Peter Haining has cast his net wide for this latest collection of 24 ‘comic tales of Fantasy’. The earliest (Mediaeval Romance by Mark Twain) was first published in 1871 while the most recent (Wot the Eye Don’t See by Stan McMurtry) makes its début here.

The first group, Flights of Fantasy: Stories of the Absurd, is the most successful, and contains the pearls in this collection: Terry Pratchett’s Hollywood Chickens, a hysterical take on Why (not How) the chicken crossed the road; Peter S Beagle’s Lila the Werewolf – as astute and vibrant as when it was first written (1969); and Ray Bradbury’s hilarious account of how award winning films are really made The Year the Glop-Monster Won the Golden Lion at Cannes.

The middle group, The Muddle Ages: Tales of Heroic Times, mostly missed the mark for me. I loved Evan Hunter’s Dream Damsel, whose smart damsel bests her dim knight, but many of the other stories, while good, aren’t really ‘comic’. And I can’t help feeling that Haining allowed a love of celebrity to influence his inclusion of the yawn-inducing The Creation According to Spike Milligan, and Peter Sellers’ The Wastrel.
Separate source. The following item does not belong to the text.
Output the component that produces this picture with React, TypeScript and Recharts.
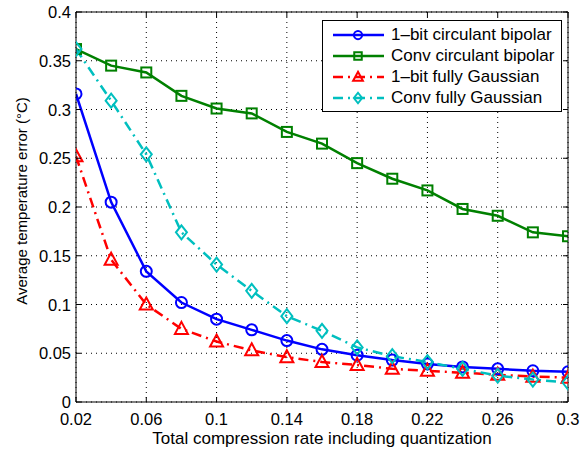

The final group, Malice in Blunderland: Cases of Crime, features many crime stories that are not actually ‘comic’, though Haining fields the ‘ironic’ get-out clause. Tom Sharpe’s wry look at the classified ads Stirring the Pot, and Stan McMurtry’s aforementioned début about a clueless pub owner are the most successful here.

Haining deserves credit for bringing so many obscure tales blinking sheepishly into the light of day. Unfortunately, time is not kind to comedy, and some simply don’t travel well out of context. But stories that didn’t tickle my funny bone may appeal to other readers. And the Pratchett, Beagle, and Bradbury contributions alone are worth the price of this collection.